Improving innovation through better questions
Dwayne Spradlin, President and CEO of InnoCentive, recently contributed an interesting article in the Harvard Business Review that identified asking the right questions and defining the problem as critical elements of successful innovation: “When developing new products, processes, or even businesses, most companies aren’t sufficiently rigorous in defining the problems they’re attempting to solve and articulating why those issues are important. Without that rigor, organizations miss opportunities, waste resources, and end up pursuing innovation initiatives that aren’t aligned with their strategies.” Before moving forward with any major initiative Mr. Spradlin recommends that organizations ask themselves a series of questions including…
• What is the problem? What revenue or opportunity is being lost? What competitive disadvantage exists? What is it costing the company?
• What is the desired outcome in terms of business benefit and not systems or processes – what do we want to be able to do when all is said and done?
• Who in the organizations stands to benefit and why?
• Does the initiative match organizational objectives and priorities?
• What has already been tried that didn’t work?
• How will we ensure that the initiative is carried out?
• What are the internal and external constraints to implementing a solution?
The benefits of an organization asking itself these questions are clear. We at Isurus believe that exploring these questions about the market general and individual prospects can also benefit enterprise technology providers. Many enterprise sales opportunities have been knocked off course when late in the game a technology investment didn’t match with organizational priorities and it has been well documented that a lack of clarity has contributed to many implementation failures. The exercise of evaluating the market and individual prospects through the lens of the questions outlined above provides multiple benefits…
• At the market level it identifies opportunities, sizes those opportunities and identifies hurdles to overcome.

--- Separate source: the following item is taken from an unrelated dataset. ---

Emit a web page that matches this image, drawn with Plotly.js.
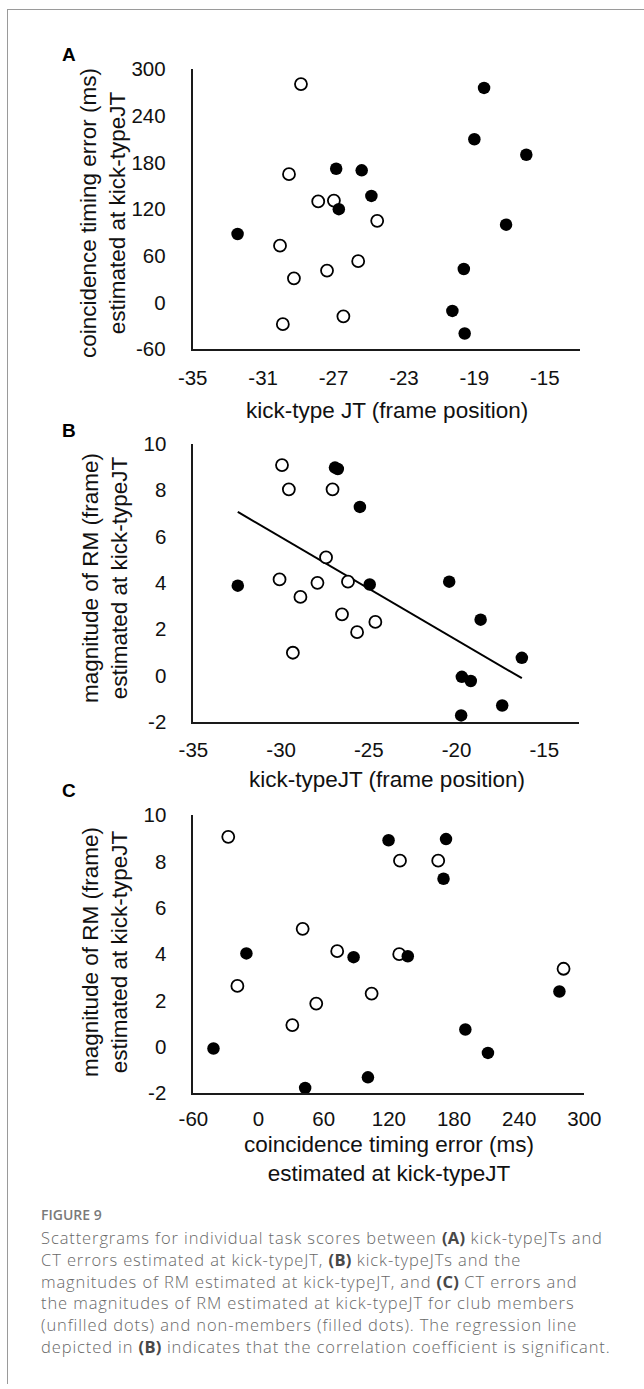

• On an individual account level it helps qualify prospects, identify the barriers likely to arise and keeps the sales process moving forward.
• In some cases providing a framework of questions and what other companies are doing can help guide prospects through the sales process by helping them better articulate their needs, justify the investment and achieve a successful implementation.
As with most things, asking better questions upfront gives you better results at the end.